Principles of Multinational corporations:
There are three generally recognized principles that underlie the multinational process. These principles are known as location, internalization and ownership. We shall consider each in turn.
Location:
Multinational activity may arise as a result of a number of ‘locational’ influences. It is said, for example, that upto 50,000 textile jobs might be lost in the UK as textile firms shift production to North Africa. Why this location? The answer is that textile production can be carried out more efficiently in North Africa because it is cheaper to employ labour there than in the U.K. The multinational process in this instance is driven by the production advantages offered by another (foreign)
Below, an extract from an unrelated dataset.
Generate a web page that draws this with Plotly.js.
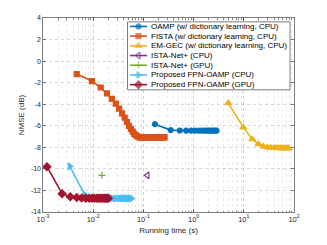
<!DOCTYPE html>
<html>
<head>
<meta charset="utf-8">
<script src="https://cdn.plot.ly/plotly-3.0.1.min.js"></script>
<style>html,body{margin:0;padding:0;background:#fff;}#chart{width:327px;height:245px;}</style>
</head>
<body>
<div id="chart"></div>
<script>
// ---------------- data ----------------
var seriesNames = [
  'OAMP (w/ dictionary learning, CPU)',
  'FISTA (w/ dictionary learning, CPU)',
  'EM-GEC (w/ dictionary learning, CPU)',
  'ISTA-Net+ (CPU)',
  'ISTA-Net+ (GPU)',
  'Proposed FPN-OAMP (CPU)',
  'Proposed FPN-OAMP (GPU)'
];

var oampTime = [0.17,0.35,0.53,0.71,0.89,1.07,1.25,1.43,1.61,1.79,1.97,2.15,2.33,2.51,2.69,2.87];
var oampNmse = [-5.85,-6.40,-6.44,-6.45,-6.45,-6.45,-6.45,-6.45,-6.45,-6.45,-6.45,-6.45,-6.45,-6.45,-6.45,-6.45];

var fistaTime = [0.0047,0.0094,0.0141,0.0188,0.0235,0.0282,0.0329,0.0376,0.0423,0.0470,
  0.0517,0.0564,0.0611,0.0658,0.0705,0.0752,0.0799,0.0846,0.0893,0.0940,
  0.0987,0.1034,0.1081,0.1128,0.1175,0.1222,0.1269,0.1316,0.1363,0.1410,
  0.1457,0.1504,0.1551,0.1598,0.1645,0.1692,0.1739,0.1786,0.1833,0.1880,
  0.1927,0.1974,0.2021,0.2068,0.2115,0.2162,0.2209,0.2256,0.2303,0.2350,
  0.2397,0.2444,0.2491,0.2538,0.2585,0.2632];
var fistaNmse = [-1.20,-1.85,-2.45,-3.00,-3.50,-3.95,-4.40,-4.85,-5.25,-5.65,
  -6.00,-6.30,-6.55,-6.75,-6.88,-6.97,-7.03,-7.07,-7.09,-7.10,
  -7.11,-7.11,-7.11,-7.11,-7.10,-7.10,-7.10,-7.10,-7.09,-7.09,
  -7.09,-7.08,-7.08,-7.08,-7.08,-7.07,-7.07,-7.07,-7.07,-7.07,
  -7.06,-7.06,-7.06,-7.06,-7.06,-7.06,-7.05,-7.05,-7.05,-7.05,
  -7.05,-7.05,-7.05,-7.05,-7.05,-7.05];

var emgecTime = [4.9,9.8,14.7,19.6,24.5,29.4,34.3,39.2,44.1,49.0,53.9,58.8,63.7,68.6,73.5,78.4];
var emgecNmse = [-3.90,-6.15,-7.25,-7.70,-7.92,-8.00,-8.03,-8.05,-8.06,-8.07,-8.07,-8.08,-8.08,-8.08,-8.08,-8.08];

var istaCpuTime = [0.12];
var istaCpuNmse = [-10.6];
var istaGpuTime = [0.0149];
var istaGpuNmse = [-10.6];

var fpnCpuTime = [0.0034,0.0068,0.0102,0.0136,0.0170,0.0204,0.0238,0.0272,0.0306,0.0340,0.0374,0.0408,0.0442,0.0476,0.0510,0.0544,0.0578];
var fpnCpuNmse = [-9.75,-12.40,-12.66,-12.70,-12.72,-12.73,-12.73,-12.74,-12.74,-12.74,-12.74,-12.74,-12.74,-12.74,-12.74,-12.74,-12.74];

var fpnGpuTime = [0.0012,0.0024,0.0035,0.0047,0.0059,0.0071,0.0083,0.0094,0.0106,0.0118,0.0130,0.0142,0.0153,0.0165,0.0177,0.0189,0.0201];
var fpnGpuNmse = [-9.80,-12.30,-12.58,-12.66,-12.70,-12.72,-12.72,-12.73,-12.73,-12.73,-12.73,-12.73,-12.73,-12.73,-12.73,-12.73,-12.73];

var xTickVals = [0.001,0.01,0.1,1,10,100];
var xTickText = ['10<sup>-3</sup>','10<sup>-2</sup>','10<sup>-1</sup>','10<sup>0</sup>','10<sup>1</sup>','10<sup>2</sup>'];
var yTickVals = [-14,-12,-10,-8,-6,-4,-2,0,2,4];
var yTickText = ['-14','-12','-10','-8','-6','-4','-2','0','2','4'];

// ---------------- styles ----------------
var colors = ['#0072BD','#D95319','#EDB120','#7E2F8E','#77AC30','#4DBEEE','#A2142F'];
var symbols = ['circle','square','triangle-up','triangle-left-open','cross-thin-open','triangle-right','diamond'];
var msize = [5,5,6,6,5,6,6];
var xs = [oampTime,fistaTime,emgecTime,istaCpuTime,istaGpuTime,fpnCpuTime,fpnGpuTime];
var ys = [oampNmse,fistaNmse,emgecNmse,istaCpuNmse,istaGpuNmse,fpnCpuNmse,fpnGpuNmse];

var FONT = 'Liberation Sans, Arial, Helvetica, sans-serif';
var AXC = '#262626';
var L = 43, R = 294, T = 18, B = 218;

var traces = [];
for (var i = 0; i < xs.length; i++) {
  traces.push({
    x: xs[i], y: ys[i], type: 'scatter', mode: 'lines+markers',
    xaxis: 'x', yaxis: 'y', showlegend: false, hoverinfo: 'skip',
    line: {color: colors[i], width: 1.6},
    marker: {symbol: symbols[i], size: msize[i], color: colors[i], line: {color: colors[i], width: 1.2}}
  });
}

// custom legend drawn on a pixel-space overlay axis
var lgLeft = 127.5, lgRight = 290, lgTop = 22, lgBottom = 92;
var rowTop = 26.7, rowH = 10;
traces.push({
  x: [lgLeft, lgRight, lgRight, lgLeft, lgLeft],
  y: [lgTop, lgTop, lgBottom, lgBottom, lgTop],
  type: 'scatter', mode: 'lines', fill: 'toself', fillcolor: '#ffffff',
  line: {color: AXC, width: 0.6}, xaxis: 'x2', yaxis: 'y2', showlegend: false, hoverinfo: 'skip'
});
var annotations = [];
for (var j = 0; j < seriesNames.length; j++) {
  var yy = rowTop + j * rowH;
  traces.push({
    x: [130, 138.5, 147], y: [yy, yy, yy], type: 'scatter', mode: 'lines+markers',
    xaxis: 'x2', yaxis: 'y2', showlegend: false, hoverinfo: 'skip',
    line: {color: colors[j], width: 1.6},
    marker: {symbol: symbols[j], size: [0, msize[j], 0], color: colors[j], line: {color: colors[j], width: 1.2}}
  });
  annotations.push({
    x: 149, y: yy, xref: 'x2', yref: 'y2', xanchor: 'left', yanchor: 'middle',
    text: seriesNames[j], showarrow: false, font: {family: FONT, size: 8, color: '#000'}
  });
}

var layout = {
  width: 327, height: 245,
  margin: {l: L, r: 327 - R, t: T, b: 245 - B, pad: 0},
  paper_bgcolor: '#ffffff', plot_bgcolor: '#ffffff',
  font: {family: FONT, size: 7.5, color: AXC},
  showlegend: false,
  xaxis: {
    type: 'log', range: [-3, 2], tickmode: 'array', tickvals: xTickVals, ticktext: xTickText,
    showline: true, linecolor: AXC, linewidth: 0.6, mirror: 'ticks',
    ticks: 'inside', ticklen: 3, tickwidth: 0.6, tickcolor: AXC,
    showgrid: true, gridcolor: '#bdbdbd', griddash: 'dot', gridwidth: 0.6,
    zeroline: false, tickfont: {size: 7.5, color: AXC}, automargin: true,
    minor: {dtick: 'D1', showgrid: true, gridcolor: '#dcdcdc', griddash: 'dot', gridwidth: 0.6, ticks: 'inside', ticklen: 1.5, tickcolor: AXC, tickwidth: 0.5},
    title: {text: 'Running time (s)', font: {size: 8, color: AXC}, standoff: 4},
    fixedrange: true
  },
  yaxis: {
    range: [-14, 4], tickmode: 'array', tickvals: yTickVals, ticktext: yTickText,
    showline: true, linecolor: AXC, linewidth: 0.6, mirror: 'ticks',
    ticks: 'inside', ticklen: 3, tickwidth: 0.6, tickcolor: AXC,
    showgrid: true, gridcolor: '#bdbdbd', griddash: 'dot', gridwidth: 0.6,
    zeroline: false, tickfont: {size: 7, color: AXC}, automargin: true,
    title: {text: 'NMSE (dB)', font: {size: 8, color: AXC}, standoff: 4},
    fixedrange: true
  },
  xaxis2: {overlaying: 'x', range: [L, R], visible: false, fixedrange: true},
  yaxis2: {overlaying: 'y', range: [B, T], visible: false, fixedrange: true},
  annotations: annotations
};

Plotly.newPlot('chart', traces, layout, {staticPlot: true, displayModeBar: false});
</script>
</body>
</html>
location. We can also quote the example of another firm John West. John West, itself part of the Heinz group, is a producer of canned tuna fish. John West is based in Liverpool, but it has production plants in West Africa and the Seychelles. John West is engaged in multinational activity at least in part for the simple reason that the River Mersey and Irish Sea are not prime fishing grounds for tuna. Part of its business has to be conducted where the fish are hence its decision to operate production plant overseas.
Internalization:
Another underlying principle of multinational activity is what is called internalization.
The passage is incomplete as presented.